If you’ve ever swum in Lake Michigan you may have seen the signs posted about dangerous rip currents, and how they pull unsuspecting swimmers away from the shore. The signs instruct you, should you get caught in a rip current, to swim parallel to the beach, so that you can get out of the rip current, before heading back to shore. Though I have never experienced a rip current, this is what anxiety sometimes feels like. There is no current (immediate) danger, but there is current danger (danger of getting pulled under and away by the current). The moment when I started asking myself questions about the anxiety that I felt was key. I took it seriously and didn’t panic. I realized that while I was not in imminent danger physically, I was in danger of the anxiety taking over, pushing me under. My questions allowed me the opportunity to swim parallel to the shore. Arriving at the studio in a calm state was much better than having to fight the jangling the whole time.  

While pottery is the new thing I am using to try and learn about myself as I learn about the art itself, life is going to give us all other new things.

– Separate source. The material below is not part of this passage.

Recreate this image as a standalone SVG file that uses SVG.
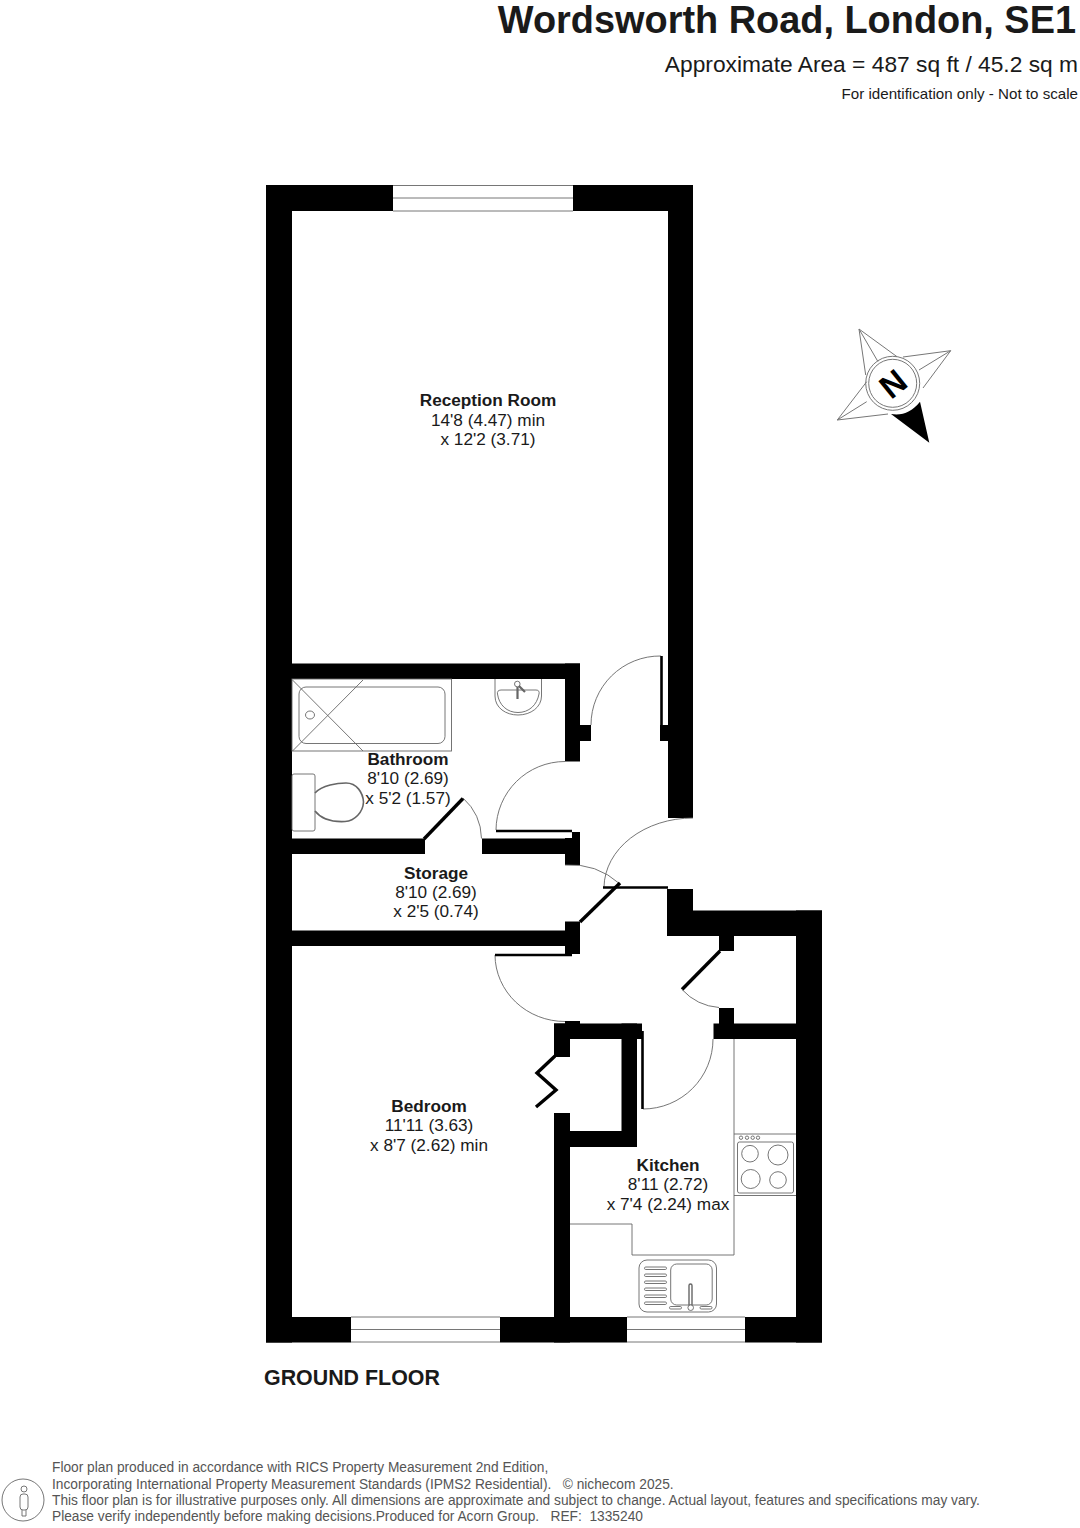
<svg xmlns="http://www.w3.org/2000/svg" width="1080" height="1528" viewBox="0 0 1080 1528">
<style>
text{font-family:"Liberation Sans",Arial,sans-serif;fill:#1a1a1a}
.l{font-size:17.2px;text-anchor:middle}
.b{font-weight:bold}
.f{font-size:13.74px;fill:#555;white-space:pre}
.t{fill:none;stroke:#666;stroke-width:0.9}
.d{fill:none;stroke:#000;stroke-width:2.6}
.j{fill:none;stroke:#000;stroke-width:3.4}
.w{fill:#000}
.g{fill:none;stroke:#777;stroke-width:1}
</style>
<rect width="1080" height="1528" fill="#fff"/>
<g id="header">
<text x="1076" y="32.500" text-anchor="end" class="b" style="font-size:37.9px">Wordsworth Road, London, SE1</text>
<text x="1078" y="72" text-anchor="end" style="font-size:22.77px">Approximate Area = 487 sq ft / 45.2 sq m</text>
<text x="1078" y="99" text-anchor="end" style="font-size:15.15px">For identification only - Not to scale</text>
</g>
<g id="walls" class="w">
<rect x="266" y="185" width="26" height="1157.500"/>
<rect x="266" y="185" width="127" height="26"/>
<rect x="573" y="185" width="120" height="26"/>
<rect x="668" y="185" width="25" height="633"/>
<rect x="292" y="663.500" width="288" height="15.500"/>
<rect x="565" y="663.500" width="15" height="98"/>
<rect x="565" y="725" width="26" height="16"/>
<rect x="660" y="725" width="8" height="16"/>
<rect x="572" y="832" width="8" height="6"/>
<rect x="292" y="838.500" width="133" height="15.500"/>
<rect x="482" y="838.500" width="98" height="15.500"/>
<rect x="565" y="838" width="15" height="27"/>
<rect x="292" y="930.500" width="288" height="15.500"/>
<rect x="565" y="921.500" width="15" height="32.500"/>
<rect x="667" y="889" width="26" height="47"/>
<rect x="667" y="910.500" width="155" height="25.500"/>
<rect x="796" y="910.500" width="26" height="432"/>
<rect x="719" y="936" width="15" height="15"/>
<rect x="719" y="1008" width="15" height="16"/>
<rect x="713.500" y="1023.500" width="83" height="15.500"/>
<rect x="554" y="1023.500" width="88" height="15.500"/>
<rect x="565" y="1021" width="15" height="3"/>
<rect x="554" y="1023.500" width="16" height="33.500"/>
<rect x="621.500" y="1023.500" width="15.500" height="123.500"/>
<rect x="554" y="1113" width="16" height="229.500"/>
<rect x="554" y="1131" width="83" height="16"/>
<rect x="266" y="1317" width="85" height="25.500"/>
<rect x="500" y="1317" width="127" height="25.500"/>
<rect x="745" y="1317" width="77" height="25.500"/>
</g>
<g id="windows" class="t">
<path d="M393 185.500H573M393 198H573M393 211H573"/>
<path d="M351 1317H500M351 1329.500H500M351 1342H500"/>
<path d="M627 1317H745M627 1329.500H745M627 1342H745"/>
</g>
<g id="doors">
<path class="t" d="M661 656A69 69 0 0 0 591 725"/>
<path class="d" d="M661.500 656V725"/>
<path class="t" d="M565 761.500A69 69 0 0 0 496 830"/>
<path class="d" d="M496 831H572"/>
<path class="t" d="M463 798A56 56 0 0 1 481.500 838.500"/>
<path class="j" d="M424 839L463 798.500"/>
<path class="t" d="M565 865A75 75 0 0 1 620 884"/>
<path class="j" d="M580 922L620 883"/>
<path class="t" d="M693 818A89 70 0 0 0 604 887"/>
<path class="d" d="M603 887.500H668"/>
<path class="j" d="M720 951L682 989.500"/>
<path class="t" d="M682 989.500A56 56 0 0 0 719 1007.500"/>
<path class="t" d="M495 955A70 67 0 0 0 565 1021.500"/>
<path class="d" d="M495 955H572"/>
<path class="t" d="M713 1039A70 70 0 0 1 643 1109"/>
<path class="d" d="M642.500 1031V1109"/>
<path class="j" d="M555 1056L537 1073L556 1090L536 1107"/>
</g>
<g id="bathroom-fixtures" class="t">
<rect x="292" y="679" width="159.500" height="72"/>
<rect x="299" y="687" width="146" height="56.500" rx="7"/>
<ellipse cx="310" cy="715" rx="4.500" ry="4"/>
<path d="M292.500 680L363 751M363 680L292.500 751"/>
<rect x="292" y="774" width="23" height="57" rx="2"/>
<path d="M315 793C322 785 338 783 346 783C357 783 363 793 363.500 802C363 812 355 821 345 821.500C335 822 322 820 315 811" stroke-width="1.600"/>
<path d="M495 679V696C495 708 506 715 518 715C531 715 541.500 707 541.500 696V679"/>
<path d="M501 690H536C539 690 539.500 692 539 694C537 705 529 712.500 518 712.500C507 712.500 499 705 497.500 694C497 692 498 690 501 690Z"/>
<circle cx="517.300" cy="684" r="2.800" fill="#fff"/>
<path d="M517.500 687V699M519 686L525 692" stroke-width="2.200"/>
</g>
<g id="kitchen-fixtures" class="t">
<path d="M734 1039V1255H632V1224H570"/>
<path d="M734 1134H796M734 1195.500H796"/>
<rect x="737.500" y="1142" width="56" height="51" rx="2"/>
<circle cx="750" cy="1153.700" r="8.300"/>
<circle cx="778" cy="1155" r="10"/>
<circle cx="750.700" cy="1179" r="9.500"/>
<circle cx="778" cy="1180" r="8.300"/>
<circle cx="741" cy="1137.700" r="1.700"/>
<circle cx="747" cy="1137.700" r="1.700"/>
<circle cx="752.700" cy="1137.700" r="1.700"/>
<circle cx="758" cy="1137.700" r="1.700"/>
<rect x="639" y="1260" width="77.500" height="52" rx="8"/>
<rect x="670.700" y="1264" width="41.500" height="41" rx="6"/>
<rect x="644.500" y="1267" width="22" height="2.500" rx="1.200"/>
<rect x="644.500" y="1274" width="22" height="2.500" rx="1.200"/>
<rect x="644.500" y="1281" width="22" height="2.500" rx="1.200"/>
<rect x="644.500" y="1288" width="22" height="2.500" rx="1.200"/>
<rect x="644.500" y="1295" width="22" height="2.500" rx="1.200"/>
<rect x="644.500" y="1302" width="22" height="2.500" rx="1.200"/>
<rect x="689" y="1284" width="3" height="22" rx="1.500" stroke-width="1.400"/>
<circle cx="690.700" cy="1307.700" r="2.800" fill="#fff"/>
<rect x="669.500" y="1306.500" width="12" height="2.500" rx="1.200"/>
<rect x="700" y="1306.500" width="12" height="2.500" rx="1.200"/>
</g>
<g id="compass">
<path class="g" d="M865.700 375L859 329L897 356.700M859 329L878 361.700M903 357L950.700 350.700L923 388M950.700 350.700L919 370M866.700 381.700L837.300 420L888 414M837.300 420L866.700 401.700"/>
<path class="w" d="M891 414L929.300 442.700L920 401.700C912 412 902 416 891 414Z"/>
<circle class="g" cx="892.700" cy="383.300" r="27"/>
<circle class="g" cx="892.700" cy="383.300" r="24"/>
<text x="892.700" y="395.300" text-anchor="middle" class="b" transform="rotate(-39 892.700 383.300)" style="font-size:33px;fill:#000">N</text>
</g>
<g id="labels">
<g id="reception"><text x="488" y="406" class="l b">Reception Room</text><text x="488" y="426" class="l">14'8 (4.47) min</text><text x="488" y="445" class="l">x 12'2 (3.71)</text></g>
<g id="bathroom"><text x="408" y="765" class="l b">Bathroom</text><text x="408" y="784" class="l">8'10 (2.69)</text><text x="408" y="804" class="l">x 5'2 (1.57)</text></g>
<g id="storage"><text x="436" y="879" class="l b">Storage</text><text x="436" y="898" class="l">8'10 (2.69)</text><text x="436" y="917" class="l">x 2'5 (0.74)</text></g>
<g id="bedroom"><text x="429" y="1112" class="l b">Bedroom</text><text x="429" y="1131" class="l">11'11 (3.63)</text><text x="429" y="1151" class="l">x 8'7 (2.62) min</text></g>
<g id="kitchen"><text x="668" y="1171" class="l b">Kitchen</text><text x="668" y="1190" class="l">8'11 (2.72)</text><text x="668" y="1210" class="l">x 7'4 (2.24) max</text></g>
</g>
<text x="264" y="1385" class="b" style="font-size:21.400px">GROUND FLOOR</text>
<g id="footer">
<circle cx="23" cy="1500" r="21" class="t"/>
<circle cx="24" cy="1489" r="3" class="t"/>
<rect x="20" y="1494" width="8" height="16" rx="3" class="t"/>
<path class="t" d="M22 1510V1516H26V1510"/>
<text x="52" y="1472" class="f">Floor plan produced in accordance with RICS Property Measurement 2nd Edition,</text>
<text x="52" y="1489" class="f">Incorporating International Property Measurement Standards (IPMS2 Residential).   © nichecom 2025.</text>
<text x="52" y="1505" class="f">This floor plan is for illustrative purposes only. All dimensions are approximate and subject to change. Actual layout, features and specifications may vary.</text>
<text x="52" y="1521" class="f">Please verify independently before making decisions.Produced for Acorn Group.   REF:  1335240</text>
</g>
</svg>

I think it is important to try and understand ourselves so that when things come our way, we know what to do with them, how to handle them, what holds us back, what pushes us under, what moves us forward.

I have a Post-it note stuck to my computer monitor. It reads: curiosity. I’m trying to let that guide me. To be curious rather than skeptical about new things and to wander through this part of my life with the open-heartedness with which I started the blog in the first place. Happy wandering! May your next new thing be good to you.